Workforce Development

Small and very small processors – for whom jobs tend to be more cross functional than in their larger industry competitors – have struggled to recruit and maintain the highly skilled workforce they need. More funding and programs specifically created to support the unique needs of small and very small meat workforce development are important to increase growth in the sector.

Unfortunately, the FFNSA does not offer any new funding or new programs to meet the much needed investment in this sector. The bill does amend the USDA’s Agriculture and Food Research Initiative (AFRI) to include meat processing workforce development as an area of research. The bill also authorizes the creation of new community college grants oriented towards the development of a broader highly skilled agricultural workforce. While this may include meat processing training, it does not do so explicitly (Sec. 7123, 7503).

Value-chain Coordination and Technical Assistance 

As recently highlighted, the people offering business technical assistance and coordinating activities along the supply chain can often be invisible but are nonetheless essential to operating efficient local food systems. Two of USDA’s most notable initiatives to support these activities are the Regional Food Business Centers and the Meat and Poultry Processing Capacity Technical Assistance program. Unfortunately, the FFNSA does not authorize either program.

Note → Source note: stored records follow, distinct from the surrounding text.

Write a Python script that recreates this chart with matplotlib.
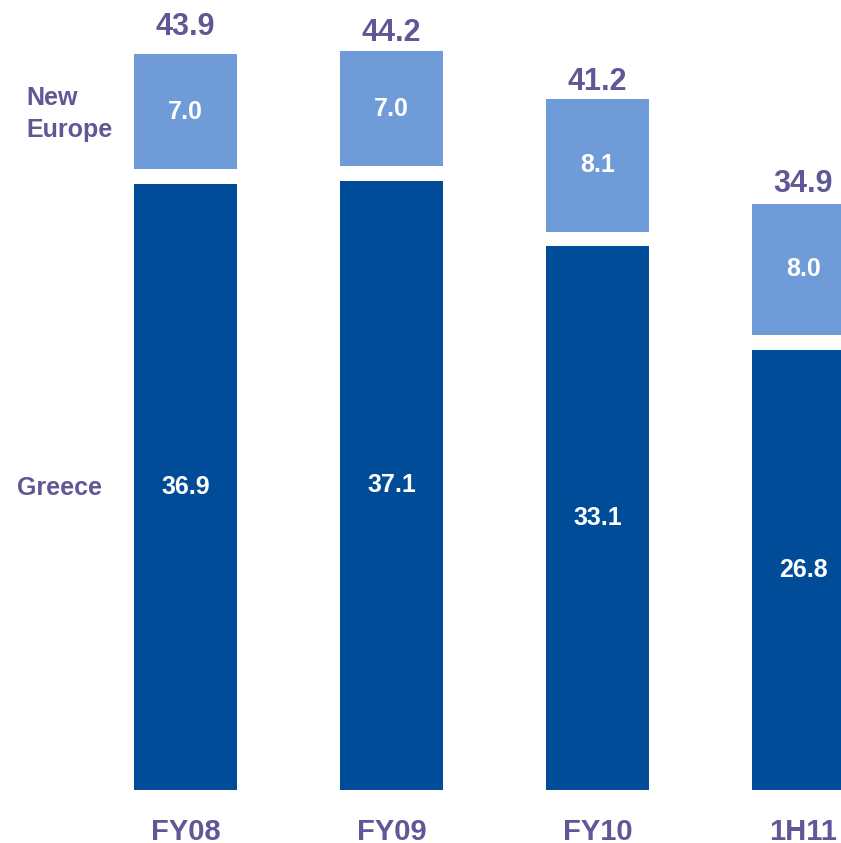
import matplotlib.pyplot as plt

# data
periods = ["FY08", "FY09", "FY10", "1H11"]
greece = [36.9, 37.1, 33.1, 26.8]
new_europe = [7.0, 7.0, 8.1, 8.0]
totals = [43.9, 44.2, 41.2, 34.9]

dark_blue = "#004C99"
light_blue = "#6F9BD8"
purple = "#5F5897"
gap = 0.9  # white gap between the two segments
lift = [1.16, 0.6, 0.55, 0.73]  # baseline of each total above its bar

fig = plt.figure(figsize=(8.41, 8.43), dpi=100)
ax = fig.add_axes([0, 0, 1, 1])
ax.set_xlim(-0.9005, 3.182)
ax.set_ylim(-3.23, 48.11)
ax.axis("off")

x = range(len(periods))
ax.bar(x, greece, width=0.5, color=dark_blue)
tops_bottom = [g + gap for g in greece]
ax.bar(x, new_europe, width=0.5, bottom=tops_bottom, color=light_blue)

font = ["Liberation Sans", "DejaVu Sans"]

for i in x:
    ax.text(i, greece[i] / 2, f"{greece[i]:.1f}", color="white", fontsize=18,
            fontweight="bold", ha="center", va="center", family=font)
    ax.text(i, tops_bottom[i] + new_europe[i] / 2, f"{new_europe[i]:.1f}",
            color="white", fontsize=18, fontweight="bold", ha="center",
            va="center", family=font)
    top = tops_bottom[i] + new_europe[i]
    ax.text(i, top + lift[i], f"{totals[i]:.1f}", color=purple, fontsize=22,
            fontweight="bold", ha="center", va="baseline", family=font)
    ax.text(i, -3.05, periods[i], color=purple, fontsize=21, fontweight="bold",
            ha="center", va="baseline", family=font)

# series labels on the left
ax.text(26 / 841, 1 - 114 / 843, "New\nEurope", transform=ax.transAxes,
        color=purple, fontsize=18, fontweight="bold", ha="left", va="center",
        linespacing=1.4, family=font)
ax.text(17 / 841, 1 - 488 / 843, "Greece", transform=ax.transAxes,
        color=purple, fontsize=18, fontweight="bold", ha="left", va="center",
        family=font)

fig.savefig("out.png", dpi=100)
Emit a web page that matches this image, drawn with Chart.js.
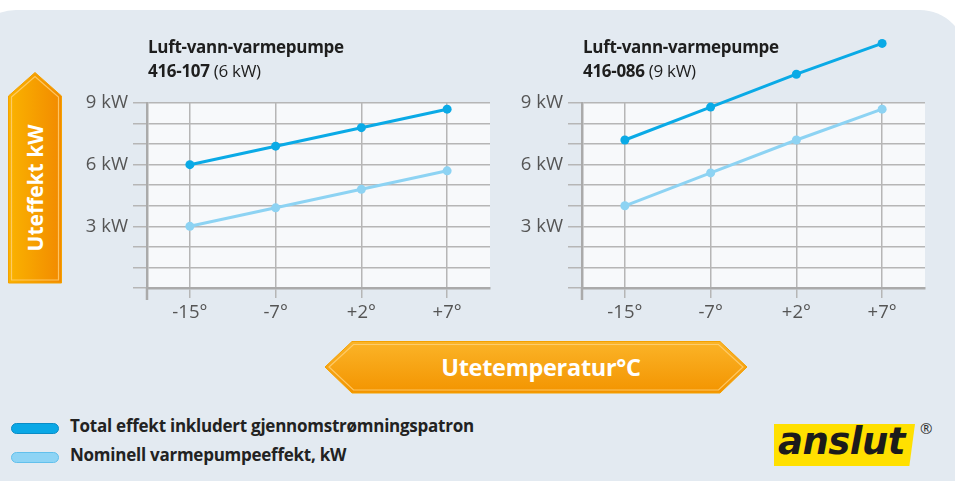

Photo credit: USDA, by Lance Cheung

Local Food: Access

A number of USDA programs aim to ensure high quality local foods are easily accessible to all individuals. Many of these programs do so by ensuring families can use their Supplemental Nutrition Assistance benefits (SNAP) in local food markets or by providing additional cash benefits for fruits and vegetables produced by local farmers.

The FFNSA provides new additional mandatory funding for several programs that increase the accessibility of local food within food insecure communities, including:

  • $ 2 million annually for the Senior Farmers Market Nutrition Program,
  • $ 5 million annually for the Community Food Project Program (CFP), and
  • $ 19 million for the Gus Schumacher Nutrition Incentive Program (GusNIP).

Unfortunately, the increase for the Senior Farmers Market Nutrition Program is insufficient to fix the program’s persistent issue in which some states are allocated so little funding that they pass on the opportunity entirely due to the administrative burden of implementation. While this restores CFP to the higher funding levels it received before the Agriculture Improvement Act of 2018 (2018 Farm Bill), all of these increases will come at the expense of future increases to the Supplemental Nutrition Assistance Program.

Some changes in the FFNSA will likely lead to greater local food access in vulnerable communities. For example, the bill allows the Secretary of Agriculture to waive the GusNIP match requirement for persistent poverty counties (Section 4306). It also expands the responsibilities and improves the services of the Office of Urban Agriculture and Innovative Production (OUAIP) to improve upon the farmer networks supporting food insecure communities. The bill would also enable community experts to partner with USDA to better serve urban producers through cooperative agreements, and support farmer cooperatives and individual farmers through grants and subgrants, respectively (Section 10004). Yet, similar to the changes to LAMP, the House changes will generate increased demand without any increase or guarantee of funding. OUAIP has consistently been underfunded or forgotten in Appropriations Cycles. Therefore, these program improvements will likely be delayed without adequate funding.